DIRECTION: Please find all lines in the data that hold the string "script" and copy them.

Stored records
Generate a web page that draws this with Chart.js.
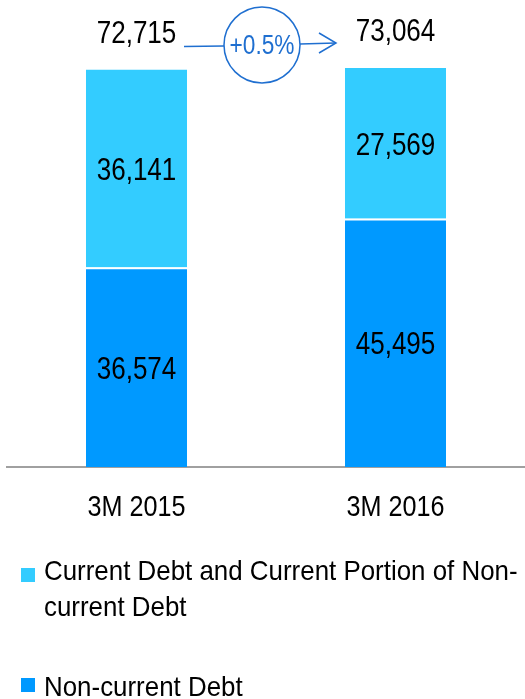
<!DOCTYPE html>
<html>
<head>
<meta charset="utf-8">
<script src="https://cdn.jsdelivr.net/npm/chart.js@4/dist/chart.umd.min.js"></script>
<style>
  html, body { margin: 0; padding: 0; background: #ffffff; }
  #wrap { position: relative; width: 525px; height: 699px; overflow: hidden; }
  #chart { position: absolute; left: 0; top: 0; }
  .leyenda { position: absolute; left: 0; width: 525px; height: 80px; font-family: "Liberation Sans", Arial, sans-serif; font-size: 28px; line-height: 36px; color: #000; }
  .leyenda .cuadro { position: absolute; left: 21px; width: 14px; height: 14px; }
  .leyenda .texto { position: absolute; left: 44px; top: 0; white-space: nowrap; transform: scaleX(0.925); transform-origin: 0 0; }
</style>
</head>
<body>
<div id="wrap">
  <canvas id="chart" width="525" height="699"></canvas>
  <div class="leyenda" id="ley-corriente" style="top:553px"></div>
  <div class="leyenda" id="ley-no-corriente" style="top:669px"></div>
</div>
<script>
const CATEGORIAS = ["3M 2015", "3M 2016"];
const DEUDA_NO_CORRIENTE = [36574, 45495];
const DEUDA_CORRIENTE = [36141, 27569];
const TOTALES = [72715, 73064];
const VARIACION = "+0.5%";
const SERIES = ["Current Debt and Current Portion of Non-\ncurrent Debt", "Non-current Debt"];
const COLOR_CORRIENTE = "#33ccff";
const COLOR_NO_CORRIENTE = "#0099ff";
const COLOR_FLECHA = "#1f6fd0";
const FUENTE = "'Liberation Sans', Arial, sans-serif";
const ESTRECHO = 0.84;

function formatear(valor) {
  return valor.toLocaleString("en-US");
}

// texto algo condensado, como la fuente narrow del original
function textoEstrecho(ctx, texto, x, y) {
  ctx.save();
  ctx.translate(x, y);
  ctx.scale(ESTRECHO, 1);
  ctx.fillText(texto, 0, 0);
  ctx.restore();
}

const pluginEtiquetas = {
  id: "etiquetas",
  afterDatasetsDraw(chart) {
    const { ctx } = chart;
    const y = chart.scales.y;
    const area = chart.chartArea;
    ctx.save();
    ctx.textAlign = "center";
    ctx.textBaseline = "middle";
    ctx.fillStyle = "#000000";
    ctx.font = "31px " + FUENTE;

    chart.data.datasets.forEach((ds, i) => {
      const meta = chart.getDatasetMeta(i);
      meta.data.forEach((barra, j) => {
        const centro = (barra.y + barra.base) / 2;
        textoEstrecho(ctx, formatear(ds.data[j]), barra.x, centro + 3);
      });
    });

    const metaArriba = chart.getDatasetMeta(1);
    TOTALES.forEach((total, j) => {
      const barra = metaArriba.data[j];
      textoEstrecho(ctx, formatear(total), barra.x, y.getPixelForValue(total) - 35);
    });

    // etiquetas del eje x
    ctx.font = "30px " + FUENTE;
    metaArriba.data.forEach((barra, j) => {
      textoEstrecho(ctx, CATEGORIAS[j], barra.x, area.bottom + 41);
    });

    // flecha con el circulo de variacion
    const b1 = metaArriba.data[0];
    const b2 = metaArriba.data[1];
    const cx = (b1.x + b2.x) / 2 - 4;
    const cy = area.top + 15;
    const r = 38;
    const xIni = b1.x + b1.width / 2 - 3;
    const xFin = b2.x - b2.width / 2 - 9;

    ctx.strokeStyle = COLOR_FLECHA;
    ctx.lineWidth = 1.5;
    ctx.beginPath();
    ctx.moveTo(xIni, cy + 1.5);
    ctx.lineTo(cx - r, cy + 1);
    ctx.stroke();
    ctx.beginPath();
    ctx.arc(cx, cy, r, 0, Math.PI * 2);
    ctx.stroke();
    ctx.beginPath();
    ctx.moveTo(cx + r, cy - 1);
    ctx.lineTo(xFin, cy - 2);
    ctx.stroke();
    ctx.beginPath();
    ctx.moveTo(xFin - 17, cy - 12);
    ctx.lineTo(xFin, cy - 2);
    ctx.lineTo(xFin - 17, cy + 8);
    ctx.stroke();

    ctx.fillStyle = COLOR_FLECHA;
    ctx.font = "27px " + FUENTE;
    textoEstrecho(ctx, VARIACION, cx, cy + 2);
    ctx.restore();
  }
};

function crearLeyenda() {
  const items = [
    { id: "ley-corriente", color: COLOR_CORRIENTE, texto: SERIES[0], cuadro: 15 },
    { id: "ley-no-corriente", color: COLOR_NO_CORRIENTE, texto: SERIES[1], cuadro: 9 }
  ];
  items.forEach((item) => {
    const div = document.getElementById(item.id);
    const cuadro = document.createElement("span");
    cuadro.className = "cuadro";
    cuadro.style.background = item.color;
    cuadro.style.top = item.cuadro + "px";
    const texto = document.createElement("span");
    texto.className = "texto";
    item.texto.split("\n").forEach((linea, k) => {
      if (k > 0) texto.appendChild(document.createElement("br"));
      texto.appendChild(document.createTextNode(linea));
    });
    div.appendChild(cuadro);
    div.appendChild(texto);
  });
}

document.addEventListener("DOMContentLoaded", () => {
  crearLeyenda();

  new Chart(document.getElementById("chart"), {
    type: "bar",
    data: {
      labels: CATEGORIAS,
      datasets: [
        {
          label: SERIES[1],
          data: DEUDA_NO_CORRIENTE,
          backgroundColor: COLOR_NO_CORRIENTE,
          borderColor: "#ffffff",
          borderWidth: { top: 2, left: 0, right: 0, bottom: 0 },
          borderSkipped: false
        },
        {
          label: SERIES[0],
          data: DEUDA_CORRIENTE,
          backgroundColor: COLOR_CORRIENTE,
          borderWidth: 0
        }
      ]
    },
    options: {
      responsive: false,
      animation: false,
      layout: {
        padding: { top: 30, left: 7, right: 0, bottom: 232 }
      },
      datasets: {
        bar: { categoryPercentage: 1, barPercentage: 0.39 }
      },
      plugins: {
        legend: { display: false },
        tooltip: { enabled: false }
      },
      scales: {
        x: {
          stacked: true,
          grid: { display: false, drawTicks: false },
          border: { display: true, color: "#a0a0a0", width: 2 },
          ticks: { display: false }
        },
        y: {
          stacked: true,
          display: false,
          min: 0,
          max: 80000
        }
      }
    },
    plugins: [pluginEtiquetas]
  });
});
</script>
</body>
</html>
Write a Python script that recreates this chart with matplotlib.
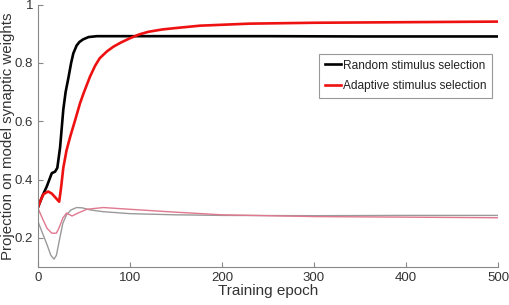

EXERCISE ANSWER:
<script src="https://cdn.jsdelivr.net/npm/chart.js@4/dist/chart.umd.min.js"></script>
<script>
</script>
Write a Python script that recreates this chart with matplotlib.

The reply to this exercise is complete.